As much as the Government tries to brush aside concerns about the rapidly-rising cost of superannuation, the issue keeps bouncing back. The latest catalyst is a report by the Financial Services Council that suggests young New Zealanders will have access to universal superannuation only if they pay substantially higher taxes or accept a smaller pension. This was seized on by Labour leader David Shearer, who repeated his call for "genuine cross-party talks and a nationwide discussion" on superannuation affordability. Act leader John Banks was more specific, saying the problem should be solved by increasing the age of super eligibility by two months a year, every year, until it reaches 67.
The resumed focus is welcome. It is untenable for the Government to maintain there is no problem when the superannuation figures are so daunting. This financial year, it will cost $9.6 billion, or 4 per cent of gross domestic product. As the population ages, the Treasury estimates, this cost will climb, reaching 8 per cent of GDP by 2050. Viewed from another, equally alarming, perspective, there are now about five workers supporting one retiree. By the late 2020s, this ratio will drop to three workers, and by 2050, only 2.5 people will be working to support each retiree.
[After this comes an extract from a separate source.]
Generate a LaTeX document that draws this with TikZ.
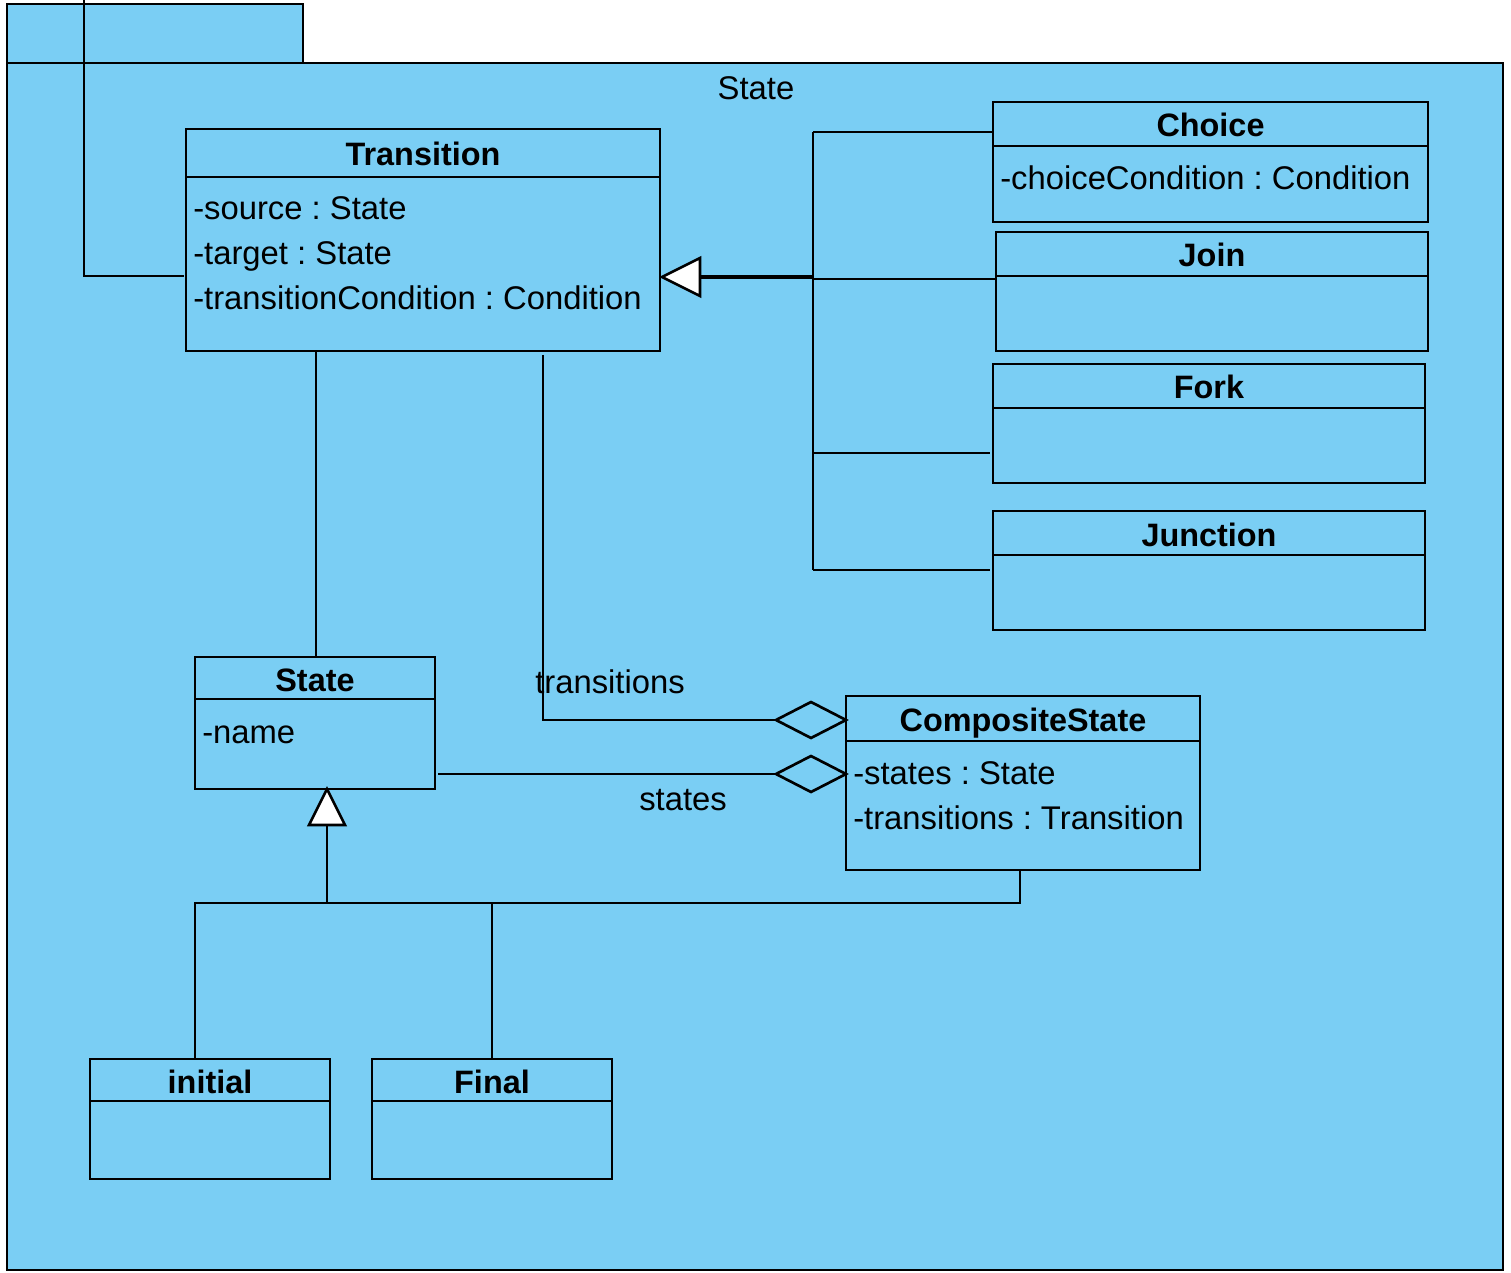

The Financial Services Council says that to retain the current form of superannuation, tax rates would have to rise 28 per cent to pay for the growing number of retirees. The alternative, it says, is to cut entitlements, which would force people to increase their personal savings. Neither of those options is politically palatable. That means any move to address the affordability issue is far more likely to involve one of two other alternatives - means testing, as recommended by the Todd taskforce, or lifting the age of entitlement from 65 to 67.
Means testing has some appeal because many of those receiving superannuation are better off than those paying taxes. But the fallout from the 1985 super surcharge still carries a powerful message. Any form of targeting would be politically dangerous for any government. That leaves raising the age of eligibility as the most realistic option. Far more people would be receptive to this if the problem was explained effectively. The age of eligibility was raised by five years in gradual steps through the 1990s. It could be done again, judging by the result of a 3News-Reid Research poll that found 63 per cent of respondents believed the age should be lifted to 66 or 67 from 2020, or even earlier.
Previous attempts to detail how such a change would occur, notably by the Retirement Commissioner and Labour, have been marred by a lack of urgency. Under their scenario, the eligibility age would not start rising until 2020 and would not reach 67 until 2033, effectively when the demographic bubble passes its peak. Mr Banks' proposal would be a major improvement because the age of eligibility would reach 67 in 12 years. This approach has become necessary because of the Prime Minister's head-in-the-sand inaction and the effect of the global recession.